Intellectual development comes through the process of education and socialization. Social development involves developing the ability to live as a member of the society or a group and contribute to it, at the same time deriving benefits from it. The need of coexistence of all human beings makes this development imperative. Political development ensures human dignity through freedom of expression, democratic participation and an opportunity to influence things that is turn influence the individual’s living. Moral and spiritual development is required to bring order, discipline and peace into life and ensure that one person’s comfort does not become his neighbor’s poison. Thus all forms of development of people can be included in the definition of HRD. What we actually do in HRD is to develop human beings in such a way that they can be productive and effective to a certain end.

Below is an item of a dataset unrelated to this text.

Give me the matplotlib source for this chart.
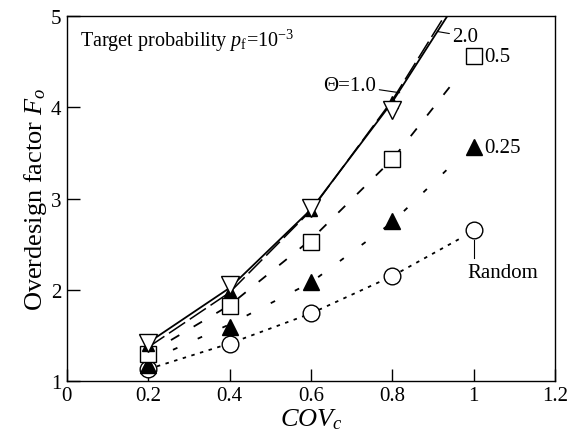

The target groups for development can be many: doctors, politicians, businessmen, civil servants, fieldworkers, teachers, voluntary workers, rural leaders, farmers, unemployed youth, scientists, engineers, slum-dwellers, children, girls, illiterates, women, labor (skilled and unskilled), primary school goers, university students, etc. the target groups can be classified on the basis of their age, sex, current socio-economic status, past deprivation, profession, occupation, etc. some of these groups have well-developed HRD systems or mechanisms that are already in operation as a part of their respective sectors and/or government intervention. The teachers in most countries, for example, have a good system of preparing themselves for their roles and continuously updating their competencies. So are the other professionals like doctors and managers.

HRD encompasses two major undertakings; the inculcation of competencies and capabilities in individuals, groups and communities and, creation of conditions through various mechanisms to help them apply these acquired competencies and capabilities, the first part of this course therefore, deal with understanding of human beings as individuals and, the second part revolves around different interventions, policies and programs required to create optimal conditions so that the benefits of HRD become far-reaching and long-lasting for the whole community.